Helix Architecture
The Helix architecture is an uncomplicated stack of high quality components.
The code is available at github.com/helixml/helix.
Architecture components
Control Plane
- The frontend is React in Typescript
- It authenticates to Keycloak
- It connects via API and websockets to the API server
- Our unstructured server provides Python services to the API server
- In particular, parsing HTML, word and docs etc
- The API is written in golang and is well-structured
- Keycloak provides an authentication server
- Postgres schema and migrations are handled by the API server
- The router is simply an nginx proxy container, ready to be replaced by Kubernetes ingress
See also: docker-compose.yaml.
Runners
Runners connect to the control plane via API/websocket to provide GPUs running model instances. Since they only make outbound connections they can run behind NAT. Each runner knows how much GPU memory it has and polls the API server for new work to do.

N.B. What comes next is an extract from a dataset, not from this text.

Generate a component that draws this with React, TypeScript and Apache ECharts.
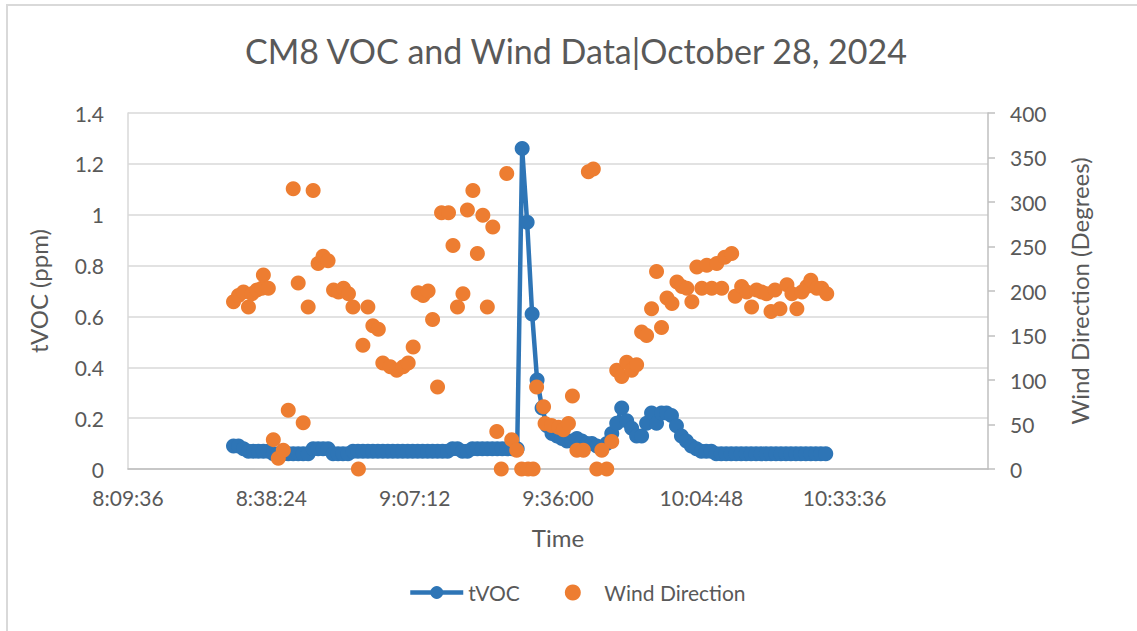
import React, { useEffect, useRef } from "react";
import * as echarts from "echarts";

// Chart text
const chartTitle = "CM8 VOC and Wind Data|October 28, 2024";
const leftAxisName = "tVOC (ppm)";
const rightAxisName = "Wind Direction (Degrees)";
const xAxisName = "Time";
const seriesNames = ["tVOC", "Wind Direction"];

// X axis (minutes since midnight): 8:09:36 .. 11:02:24, step 28:48
const xMin = 489.6;
const xMax = 662.4;
const xStep = 28.8;

// tVOC: one reading per minute starting at 8:30:48
const tvocStartMinutes = 510.8;
const tvoc = [
  0.09, 0.09, 0.08, 0.07, 0.07, 0.07, 0.07, 0.07, 0.06, 0.06,
  0.06, 0.06, 0.06, 0.06, 0.06, 0.06, 0.08, 0.08, 0.08, 0.08,
  0.06, 0.06, 0.06, 0.06, 0.07, 0.07, 0.07, 0.07, 0.07, 0.07,
  0.07, 0.07, 0.07, 0.07, 0.07, 0.07, 0.07, 0.07, 0.07, 0.07,
  0.07, 0.07, 0.07, 0.07, 0.08, 0.08, 0.07, 0.07, 0.08, 0.08,
  0.08, 0.08, 0.08, 0.08, 0.08, 0.08, 0.08, 0.08, 1.26, 0.97,
  0.61, 0.35, 0.24, 0.17, 0.14, 0.13, 0.12, 0.11, 0.11, 0.12,
  0.11, 0.10, 0.10, 0.09, 0.08, 0.10, 0.14, 0.18, 0.24, 0.19,
  0.16, 0.13, 0.13, 0.18, 0.22, 0.18, 0.22, 0.22, 0.21, 0.17,
  0.13, 0.11, 0.09, 0.08, 0.07, 0.07, 0.07, 0.06, 0.06, 0.06,
  0.06, 0.06, 0.06, 0.06, 0.06, 0.06, 0.06, 0.06, 0.06, 0.06,
  0.06, 0.06, 0.06, 0.06, 0.06, 0.06, 0.06, 0.06, 0.06, 0.06,
];

// Wind direction readings: minutes after 8:00 and degrees
const windMinutesAfter8 = [
  30.8, 31.8, 32.8, 33.8, 34.5, 35.5, 36.5, 36.8, 37.8, 38.8,
  39.8, 40.8, 41.8, 42.8, 43.8, 44.8, 45.8, 46.8, 47.8, 48.8,
  49.8, 50.9, 51.9, 52.9, 53.9, 54.8, 55.9, 56.8, 57.8, 58.8,
  59.9, 60.8, 62.3, 63.6, 64.9, 65.9, 66.9, 67.9, 68.9, 69.9,
  70.8, 71.8, 72.6, 74.0, 74.9, 75.8, 76.9, 77.8, 78.9, 79.8,
  80.9, 81.8, 82.9, 83.7, 84.6, 85.7, 86.7, 87.7, 88.7, 90.0,
  91.0, 91.7, 93.1, 93.4, 94.7, 96.1, 97.1, 98.1, 98.9, 99.8,
  101.1, 102.1, 103.1, 103.8, 104.8, 105.8, 106.8, 107.8, 108.8, 109.8,
  110.8, 111.8, 112.8, 113.8, 114.8, 115.8, 116.8, 117.9, 118.9, 119.9,
  120.9, 121.9, 122.9, 123.9, 124.9, 125.9, 126.9, 127.9, 128.9, 129.5,
  130.9, 131.6, 132.9, 133.9, 134.9, 135.9, 136.9, 137.9, 138.8, 139.6,
  140.6, 142.0, 143.0, 144.0, 145.0, 146.0, 146.8, 148.0, 149.0, 150.0,
];
const windDegrees = [
  188, 195, 199, 182, 197, 201, 203, 218, 203, 33,
  12, 21, 66, 315, 209, 52, 182, 313, 231, 239,
  234, 201, 199, 203, 197, 182, 0, 139, 182, 161,
  157, 119, 115, 111, 115, 119, 137, 198, 195, 200,
  168, 92, 288, 288, 251, 182, 197, 291, 313, 242,
  285, 182, 272, 42, 0, 332, 33, 21, 0, 0,
  0, 92, 70, 51, 49, 47, 44, 51, 82, 21,
  21, 334, 337, 0, 21, 0, 31, 111, 104, 120,
  111, 117, 154, 150, 180, 222, 159, 192, 186, 210,
  205, 203, 188, 227, 203, 229, 203, 231, 203, 238,
  242, 194, 205, 199, 182, 201, 199, 197, 177, 201,
  180, 207, 197, 180, 199, 205, 212, 203, 203, 197,
];

const FONT = "Lato, 'Open Sans', sans-serif";
const TEXT = "#595959";
const BLUE = "#2E75B6";
const ORANGE = "#ED7D31";

function fmtTime(v: number): string {
  const total = Math.round(v * 60);
  const h = Math.floor(total / 3600);
  const m = Math.floor((total % 3600) / 60);
  const s = total % 60;
  return `${h}:${String(m).padStart(2, "0")}:${String(s).padStart(2, "0")}`;
}

export default function App() {
  const ref = useRef<HTMLDivElement>(null);

  useEffect(() => {
    if (!ref.current) return;
    const chart = echarts.init(ref.current, undefined, { renderer: "svg" });

    const tvocData = tvoc.map((v, i) => [tvocStartMinutes + i, v]);
    const windData = windDegrees.map((d, i) => [480 + windMinutesAfter8[i], d]);

    chart.setOption({
      animation: false,
      backgroundColor: "#ffffff",
      textStyle: { fontFamily: FONT, color: TEXT },
      graphic: [
        {
          type: "rect",
          shape: { x: 7, y: 5, width: 1150, height: 650 },
          style: { fill: "none", stroke: "#d9d9d9", lineWidth: 2 },
          silent: true,
        },
        {
          type: "text",
          x: 576,
          y: 50,
          style: {
            text: chartTitle,
            font: `34px ${FONT}`,
            fill: TEXT,
            textAlign: "center",
            textVerticalAlign: "middle",
          },
        },
      ],
      legend: {
        left: 403,
        top: 577,
        itemWidth: 53,
        itemHeight: 16,
        itemGap: 45,
        lineStyle: { width: 4.5 },
        textStyle: { fontFamily: FONT, fontSize: 21, color: TEXT },
        data: seriesNames,
      },
      grid: { left: 128, right: 149, top: 113, bottom: 162, containLabel: false },
      xAxis: {
        type: "value",
        min: xMin,
        max: xMax,
        interval: xStep,
        name: xAxisName,
        nameLocation: "middle",
        nameGap: 56,
        nameTextStyle: { fontFamily: FONT, fontSize: 24, color: TEXT },
        axisLine: { show: true, lineStyle: { color: "#bfbfbf", width: 1.5 } },
        axisTick: { show: false },
        splitLine: { show: false },
        axisLabel: {
          showMaxLabel: false,
          margin: 18,
          fontFamily: FONT,
          fontSize: 21,
          color: TEXT,
          formatter: (v: number) => fmtTime(v),
        },
      },
      yAxis: [
        {
          type: "value",
          min: 0,
          max: 1.4,
          interval: 0.2,
          name: leftAxisName,
          nameLocation: "middle",
          nameGap: 78,
          nameTextStyle: { fontFamily: FONT, fontSize: 24, color: TEXT },
          axisLine: { show: true, lineStyle: { color: "#d9d9d9", width: 1.5 } },
          axisTick: { show: false },
          splitLine: { show: true, lineStyle: { color: "#d9d9d9", width: 1.5 } },
          axisLabel: {
            margin: 24,
            fontFamily: FONT,
            fontSize: 21,
            color: TEXT,
            formatter: (v: number) => String(Math.round(v * 10) / 10),
          },
        },
        {
          type: "value",
          min: 0,
          max: 400,
          interval: 50,
          name: rightAxisName,
          nameLocation: "middle",
          nameGap: 79,
          nameTextStyle: { fontFamily: FONT, fontSize: 24, color: TEXT },
          axisLine: { show: true, lineStyle: { color: "#bfbfbf", width: 1.5 } },
          axisTick: { show: true, length: 7, lineStyle: { color: "#bfbfbf", width: 1.5 } },
          splitLine: { show: false },
          axisLabel: {
            margin: 22,
            fontFamily: FONT,
            fontSize: 21,
            color: TEXT,
          },
        },
      ],
      series: [
        {
          name: seriesNames[0],
          type: "line",
          yAxisIndex: 0,
          data: tvocData,
          showAllSymbol: true,
          symbol: "circle",
          symbolSize: 15,
          lineStyle: { color: BLUE, width: 4.5 },
          itemStyle: { color: BLUE, opacity: 1 },
          z: 2,
        },
        {
          name: seriesNames[1],
          type: "scatter",
          yAxisIndex: 1,
          data: windData,
          symbol: "circle",
          symbolSize: 15,
          itemStyle: { color: ORANGE, opacity: 1 },
          z: 3,
        },
      ],
    });

    return () => chart.dispose();
  }, []);

  return (
    <div
      ref={ref}
      style={{ position: "fixed", left: 0, top: 0, width: 1137, height: 631, background: "#fff" }}
    />
  );
}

A runner is a “fat” container image which contains both the runner golang service and the python virtualenvs that correspond to the supported models.
It includes in the polling a set of filters which allow it to restrict jobs it accepts to ones which will fit in the amount of GPU memory it could hypothetically free if it were to stop all “stale” model instances.
Model instances are Python processes that connect to the runner’s internal API and fetch the latest job to be run. They then spawn inference or fine tuning code via cog or axolotl.